FEMA and other sources, including news websites have lists and information to use for preparing ahead of time, in case evacuation must happen or if you expect to shelter in place during the hurricane and its subsequent flooding. These lists are useful. You will need to add a couple of things to them, including keeping your house keys, ID, wallet, shoes and go-bag in one specific sensible expected place to get your hands on it quickly. If its in the car, it won’t do any good in the house, when you have to leave from there without the car that has been trashed by the storm.

**

Fifth,

Also add to the list of preparations, including – if you leave to evacuate in your car or by bus – crackers, small cups of applesauce w some plastic spoons, bottled water & cans of tuna with a hand operated canopener.

**

Sixth,

If you can’t board up windows and must shelter in place, bring your pillows and blankets near where you expect is the most protected place where you live, put blankets over inside of windows using pushtacks, and make sure that any candles you might intend to use are placed either in a sink with a mirror to cast the light around to bounce it off the ceiling or in some other way protected from cats, children, toddlers, or catching your hair on fire when you brush by it. Modern homes and apartments are not made nor furnished with candles as a light source in mind, and there is no reason to have two disasters on top of the one already ongoing.

**

Seventh,

If you can evacuate to friends homes and stay with them or the homes of family members, give them a bit of money to help with the groceries and do that.

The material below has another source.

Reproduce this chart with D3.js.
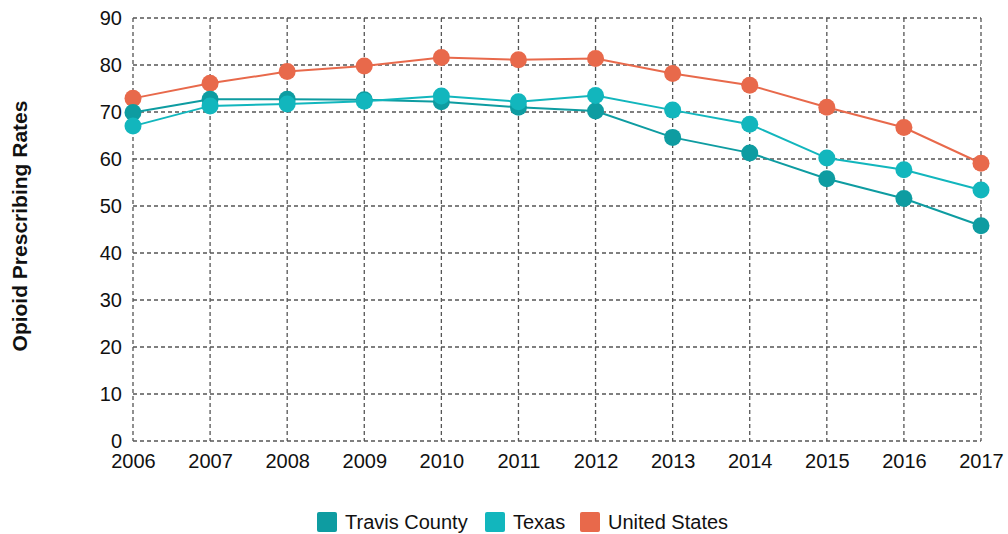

Staying in a hotel, driving in the traffic during an evacuation for hours is very, very, very difficult and expensive. The city will list evacuation centers / shelters nearby and there may be buses staged to take you and your family there. If the opportunity comes to do that, you should consider the inconvenience worthy of doing.

The GOAL is to have ZERO deaths and NO injuries from this storm. Your life and the lives of those you love are worth more than any inconvenience involved in going to a FEMA shelter. There are OEM maps for your city or area which have the shelters expected to be used marked on them. Know where they are. After the storm is on top of you and your family, the chances of walking or driving to these shetlers in the rain, wind, lightning and flooding are slim and become an exercise in life threatening situations which are unnecessary.

**

Eighth,

USE YOUR COMMON SENSE. Don’t downplay the storms’ ability to change your life dramatically in the very worst sorts of ways beyond your imagination. There is no value in pretense, acting as if you are not going to be bothered by it. If the reports say it is not coming your way, then fine – go joke and have a beer. Otherwise, taking it seriously can increase your family’s chance of having quality of life for a long time to come – that makes it well worth planning, thinking it through, using your common sense, grabbing the things you need and getting out of harm’s way if necessary.

**

Ninth,

NEVER drive across a flooded moving water intersection – it can and will carry you and your car with your family in it like its a matchstick.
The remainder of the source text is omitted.